Quelques règles simples concernant :

• l’hypertension artérielle et les principaux facteurs de risque cardiovasculaire,
• l’identification des patients hypertendus à haut risque,

• préconisation de l’auto-surveillance,

• le choix des patients à référer chez le cardiologue quand nécessaire

• et initiation, éventuellement, de la prise en charge médicamenteuse 15.

Les pneumologues doivent aussi :

• prendre en charge la somnolence diurne, accompagnant le SAO,

• savoir que certains médicaments antihypertenseurs (notamment les antihypertenseurs centraux) peuvent provoquer ou aggraver la somnolence,

• savoir que les médicaments spécifiques de la somnolence (Tab. 5) peuvent modifier la pression artérielle, le plus souvent par un effet sympathomimétique

• et anticiper ces situations pour renforcer le traitement antihypertenseur pour obtenir un contrôle tensionnel optimal préalablement à leur introduction.

DÉFINITION DE L’HYPERTENSION ARTÉRIELLE

Le diagnostic d’hypertension artérielle se porte aussi bien sur les pressions mesurées au cabinet (au moins deux mesures à plusieurs jours d’intervalle), en automesure tensionnelle, ou avec la mesure ambulatoire (Tab. 2). Bien que les deux dernières soient plus précises, du fait de la répétition des mesures, le caractère universel de la mesure par le médecin explique son maintien dans l’arsenal diagnostique. Dans tous les cas, les conditions méthodologiques sont à respecter :

• Utiliser un appareil oscillométrique validé.

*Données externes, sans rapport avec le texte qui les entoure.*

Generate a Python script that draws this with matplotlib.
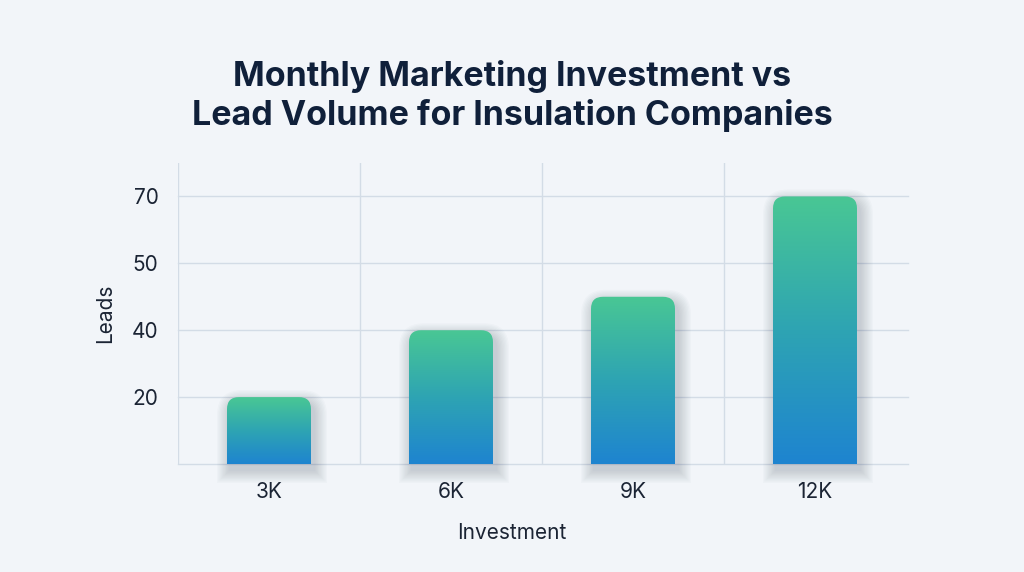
import numpy as np
import matplotlib
matplotlib.use("Agg")
import matplotlib.pyplot as plt
from matplotlib.path import Path
from matplotlib.patches import PathPatch
from matplotlib.colors import LinearSegmentedColormap

# ---- data ----
categories = ["3K", "6K", "9K", "12K"]
leads = [20, 40, 45, 70]
ytick_labels = [20, 40, 50, 70]
title = "Monthly Marketing Investment vs\nLead Volume for Insulation Companies"
xlabel = "Investment"
ylabel = "Leads"

plt.rcParams['font.family'] = ['Inter', 'DejaVu Sans']
BG = "#f2f5f9"
GRID = "#d3dce6"
TEXT = "#1b2434"

fig = plt.figure(figsize=(10.24, 5.72), dpi=100, facecolor=BG)
ax = fig.add_axes([178/1024, 1-464/572, (906-178)/1024, (464-163)/572])
ax.set_facecolor(BG)

tick_pos = np.arange(1, len(ytick_labels) + 1)
def ymap(v):
    return np.interp(v, [0] + ytick_labels, [0] + list(tick_pos))

n = len(categories)
ax.set_xlim(0, n)
ax.set_ylim(0, 4.5)

for x in range(n):
    ax.plot([x, x], [0, 4.5], color=GRID, lw=1, zorder=0.5)
for y in [0] + list(tick_pos):
    ax.plot([0, n + 0.01], [y, y], color=GRID, lw=1, zorder=0.5, clip_on=False)

cmap = LinearSegmentedColormap.from_list("g", ["#1e84d0", "#2ea4b3", "#49c794"])
grad = np.linspace(0, 1, 256).reshape(-1, 1)

px_x = 182.0
px_y = 67.0
bw = 84 / px_x
r = 12

def top_rounded(x0, x1, h, rx, ry):
    verts = [(x0, 0), (x0, h - ry), (x0, h), (x0 + rx, h), (x1 - rx, h),
             (x1, h), (x1, h - ry), (x1, 0), (x0, 0)]
    codes = [Path.MOVETO, Path.LINETO, Path.CURVE3, Path.CURVE3, Path.LINETO,
             Path.CURVE3, Path.CURVE3, Path.LINETO, Path.CLOSEPOLY]
    return Path(verts, codes)

for i, v in enumerate(leads):
    h = float(ymap(v))
    xc = i + 0.5
    x0, x1 = xc - bw / 2, xc + bw / 2
    for k in range(10):
        e = (k + 1) * 1.3
        dx, dy = 3 / px_x, -6 / px_y
        p = top_rounded(x0 - e / px_x + dx, x1 + e / px_x + dx, h + e / px_y + dy,
                        (r + e) / px_x, (r + e) / px_y)
        p = Path(np.array([(a, b if b > 0 else -e / px_y + dy) for a, b in p.vertices]),
                 p.codes)
        ax.add_patch(PathPatch(p, facecolor="#1b2a44", edgecolor="none",
                               alpha=0.02, zorder=1, clip_on=False))
    path = top_rounded(x0, x1, h, r / px_x, r / px_y)
    patch = PathPatch(path, facecolor="none", edgecolor="none", zorder=2)
    ax.add_patch(patch)
    im = ax.imshow(grad, cmap=cmap, origin="lower", aspect="auto",
                   extent=[x0, x1, 0, h], zorder=2, interpolation="bicubic")
    im.set_clip_path(patch)

ax.set_xlim(0, n)
ax.set_ylim(0, 4.5)
for s in ax.spines.values():
    s.set_visible(False)
ax.set_xticks(np.arange(n) + 0.5)
ax.set_xticklabels(categories)
ax.set_yticks(tick_pos)
ax.set_yticklabels([str(t) for t in ytick_labels])
ax.tick_params(length=0, labelsize=15, colors=TEXT)
ax.tick_params(axis='x', pad=13)
ax.tick_params(axis='y', pad=14)
ax.set_ylabel(ylabel, fontsize=15, color=TEXT, labelpad=12)

fig.text(0.5, 1 - 533/572, xlabel, ha="center", va="center", fontsize=15, color=TEXT)
fig.text(0.5, 1 - 96/572, title, ha="center", va="center", fontsize=24.5,
         fontweight="bold", color="#10203a", linespacing=1.2)

fig.savefig("out.png", dpi=100, facecolor=BG)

La majorité des appareils sur le marché ne sont pas validés correctement, ce qui aboutit bien souvent à de faux diagnostics.

Respecter le repos 5/10 min avant les prises

(cabinet, automesure) (Tab. 3).

Reporter les chiffres tensionnels

sans arrondi et calculer la moyenne (Tab. 1).

Pour l’automesure tensionnelle,

respecter la règle des 3×3 : trois mesures matin (avant prise de médicament), trois mesures soir, trois jours successifs, tous les mois. Position assise, repos de 5 min. Mesures à reporter sur un carnet à apporter à chaque consultation, calculer les moyennes. Si possible, utiliser un site validé 2.